In Kansas, candidates have some leeway on how their names appear on ballot

photo by: Nick Krug/Journal-World File Photo

In this file photo from May 7, 2018, a stack of mail-in ballots sits at the Douglas County Courthouse.

TOPEKA – When voters in Kansas go to the polls, state law requires them to show a government-issued photo ID to prove they are who they say they are. But when they file to run for an office, they’re given a little more latitude about how their names appear on the ballot.

That became evident recently during a candidate forum in Lawrence featuring candidates in contested primaries for local seats in the Kansas House.

The Journal-World uses a statewide voter registration database for a number of reasons, including to look up each candidate’s full name and to calculate the candidate’s age.

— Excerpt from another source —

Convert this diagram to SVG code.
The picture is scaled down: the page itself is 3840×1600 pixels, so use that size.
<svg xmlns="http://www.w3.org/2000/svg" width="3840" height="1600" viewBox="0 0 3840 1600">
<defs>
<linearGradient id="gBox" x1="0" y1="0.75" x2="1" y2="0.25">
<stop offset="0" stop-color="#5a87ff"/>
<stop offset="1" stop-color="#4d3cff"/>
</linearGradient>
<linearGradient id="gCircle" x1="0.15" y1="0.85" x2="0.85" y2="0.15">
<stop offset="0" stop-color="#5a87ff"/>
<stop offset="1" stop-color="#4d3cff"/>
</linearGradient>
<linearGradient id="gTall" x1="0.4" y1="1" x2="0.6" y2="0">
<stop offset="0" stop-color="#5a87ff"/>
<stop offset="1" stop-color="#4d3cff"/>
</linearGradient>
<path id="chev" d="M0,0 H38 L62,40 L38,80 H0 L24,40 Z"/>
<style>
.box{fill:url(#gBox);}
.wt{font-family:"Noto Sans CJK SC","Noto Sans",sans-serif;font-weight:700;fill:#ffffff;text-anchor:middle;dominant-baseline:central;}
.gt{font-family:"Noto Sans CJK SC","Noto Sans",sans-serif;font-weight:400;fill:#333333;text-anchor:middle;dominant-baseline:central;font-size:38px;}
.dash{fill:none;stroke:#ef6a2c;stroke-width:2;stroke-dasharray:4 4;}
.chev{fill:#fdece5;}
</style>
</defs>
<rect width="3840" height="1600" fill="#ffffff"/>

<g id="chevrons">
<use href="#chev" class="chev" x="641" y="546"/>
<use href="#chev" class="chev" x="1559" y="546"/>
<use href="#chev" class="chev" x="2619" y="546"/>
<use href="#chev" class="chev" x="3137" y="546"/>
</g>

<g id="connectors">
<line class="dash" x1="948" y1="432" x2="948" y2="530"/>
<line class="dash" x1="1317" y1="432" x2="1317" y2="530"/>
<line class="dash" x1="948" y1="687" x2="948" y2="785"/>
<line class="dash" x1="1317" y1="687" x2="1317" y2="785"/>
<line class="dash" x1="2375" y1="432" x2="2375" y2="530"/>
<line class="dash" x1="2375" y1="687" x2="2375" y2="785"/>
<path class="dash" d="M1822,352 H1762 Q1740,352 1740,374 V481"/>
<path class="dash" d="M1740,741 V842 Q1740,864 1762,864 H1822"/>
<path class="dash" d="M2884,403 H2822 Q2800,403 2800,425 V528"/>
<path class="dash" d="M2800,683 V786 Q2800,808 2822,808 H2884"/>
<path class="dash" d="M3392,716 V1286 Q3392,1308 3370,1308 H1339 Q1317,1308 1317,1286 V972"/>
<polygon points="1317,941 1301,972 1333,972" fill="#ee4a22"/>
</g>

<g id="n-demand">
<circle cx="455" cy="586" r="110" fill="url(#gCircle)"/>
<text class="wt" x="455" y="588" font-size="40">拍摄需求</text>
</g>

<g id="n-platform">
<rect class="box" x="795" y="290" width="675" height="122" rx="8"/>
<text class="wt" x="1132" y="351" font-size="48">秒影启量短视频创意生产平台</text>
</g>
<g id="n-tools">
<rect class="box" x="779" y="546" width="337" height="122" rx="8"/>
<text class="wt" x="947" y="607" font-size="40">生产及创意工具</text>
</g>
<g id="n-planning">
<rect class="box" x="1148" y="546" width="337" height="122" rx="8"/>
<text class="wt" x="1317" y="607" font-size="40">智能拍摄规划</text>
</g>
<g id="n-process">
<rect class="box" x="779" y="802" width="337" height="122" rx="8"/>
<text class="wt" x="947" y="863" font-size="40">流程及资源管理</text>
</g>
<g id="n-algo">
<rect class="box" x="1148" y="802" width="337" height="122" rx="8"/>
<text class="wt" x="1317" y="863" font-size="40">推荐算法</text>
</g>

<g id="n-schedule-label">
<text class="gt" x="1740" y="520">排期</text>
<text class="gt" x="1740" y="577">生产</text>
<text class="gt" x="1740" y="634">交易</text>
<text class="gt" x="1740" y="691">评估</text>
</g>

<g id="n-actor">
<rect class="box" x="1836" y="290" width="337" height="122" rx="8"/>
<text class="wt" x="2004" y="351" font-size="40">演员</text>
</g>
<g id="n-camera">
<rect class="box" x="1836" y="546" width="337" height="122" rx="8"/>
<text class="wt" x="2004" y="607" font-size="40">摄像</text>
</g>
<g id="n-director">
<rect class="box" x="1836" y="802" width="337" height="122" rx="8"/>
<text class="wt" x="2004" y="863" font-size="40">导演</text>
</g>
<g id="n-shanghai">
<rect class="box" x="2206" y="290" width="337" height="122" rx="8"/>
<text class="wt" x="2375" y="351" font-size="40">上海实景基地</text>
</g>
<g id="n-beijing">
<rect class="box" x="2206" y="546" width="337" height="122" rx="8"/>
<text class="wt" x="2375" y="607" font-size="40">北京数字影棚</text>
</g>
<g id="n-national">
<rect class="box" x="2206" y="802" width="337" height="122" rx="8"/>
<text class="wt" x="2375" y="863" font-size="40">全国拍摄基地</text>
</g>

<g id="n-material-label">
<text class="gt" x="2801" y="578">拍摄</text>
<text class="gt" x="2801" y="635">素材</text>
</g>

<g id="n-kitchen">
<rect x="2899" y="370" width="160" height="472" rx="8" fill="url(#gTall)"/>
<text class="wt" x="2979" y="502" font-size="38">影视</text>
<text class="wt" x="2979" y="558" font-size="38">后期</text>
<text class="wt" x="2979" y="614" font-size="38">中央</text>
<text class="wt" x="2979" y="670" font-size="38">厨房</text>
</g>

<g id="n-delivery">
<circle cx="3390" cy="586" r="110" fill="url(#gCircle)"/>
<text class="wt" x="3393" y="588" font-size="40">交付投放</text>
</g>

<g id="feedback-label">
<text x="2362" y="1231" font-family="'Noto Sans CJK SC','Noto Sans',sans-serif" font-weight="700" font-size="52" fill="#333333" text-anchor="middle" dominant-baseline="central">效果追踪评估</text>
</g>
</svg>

Surprisingly, there were two candidates in the Democratic 45th District primary whose names did not appear on the voter registration list, at least not in the same way they will appear on the ballot. Those were former Lawrence Mayor Mike Amyx and Lawrence resident Steven X. Davis.

When asked, both candidates were forthright about what they’d done. Amyx explained that his legal name is Thomas Mike Amyx, the same first name as his father. But no one has ever called him Thomas; he has always been known as Mike.

When he went to the Kansas secretary of state’s office to file for office, Amyx said he was told to put down his name as he wants it to appear on the ballot, so he put down Amyx as his last name and Mike as his first name, even though it’s really his middle name.

Bryan Caskey, who heads the elections division in the secretary of state’s office, said that has been the practice for at least the last four secretaries of state in Kansas. As long as the ballot name is reasonably similar to the legal name, the state allows it, unless somebody objects.

Davis, on the other hand, took a little more liberty. Since both his first and last names are fairly common, the Journal-World looked hard for someone with a middle name like Xavier, or even just a middle initial of X.

At the time the Journal-World’s copy of the database was acquired, in June 2017, there were two registered voters in Douglas County named Steven Davis and a third named Stephen Davis. But none had the middle initial X.

That’s because his middle name is actually Michael. Davis explained that he put down the X so that, when talking to voters or speaking at forums, he can end by saying, “Put your X next to Steven X. Davis,” or words to that effect, which he did at the Lawrence forum on July 14.

Again, Caskey said, it was close enough to his real name that his office saw no grounds to object, and nobody else filed an objection either.

Caskey said the office also takes a permissive view on the use of nicknames, which appear on the ballot inside quotation marks.

In Lawrence, for example, there is Rep. Dennis “Boog” Highberger, who has said his nickname has been around with him since grade school. And there’s Lawrence resident Brian “BAM” McClendon, the only Democrat running for secretary of state.

Others are pretty understandable, such as Andrew “Andy” Hurla, a candidate in the 18th District House race in Johnson County, or Susan “Suzi” L. Carlson, a candidate in the 64th District House race in Clay County.

But then you have people like Vic “T-Bone” Miller, an incumbent Democrat in the House from Topeka who has been involved in state and local politics for decades without ever previously using that nickname.

But none of those cases compares to the name controversy that flared up in the 4th District congressional race this year, where incumbent Republican Rep. Ron Estes is being challenged in the GOP primary by another Ron Estes.

There, the secretary of state’s office decided to list the incumbent with his title “Rep.” and the challenger as Ron M. Estes. The challenger did file an objection to that, but it was rejected.

Those kinds of controversies are not exactly new in U.S. politics. In 1946, for example, when future President John F. Kennedy launched his first campaign for Congress, he ran in a contested Democratic primary with 10 other candidates, including two named Joseph Russo.

According to a 2014 Washington Post retelling of the story, one Joseph Russo was a Boston City councilman. The other was a custodian with no previous political experience.

The legend is that JFK’s father, Joseph Kennedy, recruited and bankrolled the custodian as a strategy to weaken the better-known Russo. It’s not clear whether that was even necessary, though, because the two Russos combined received only 6,460 votes, far behind JFK’s 22,183.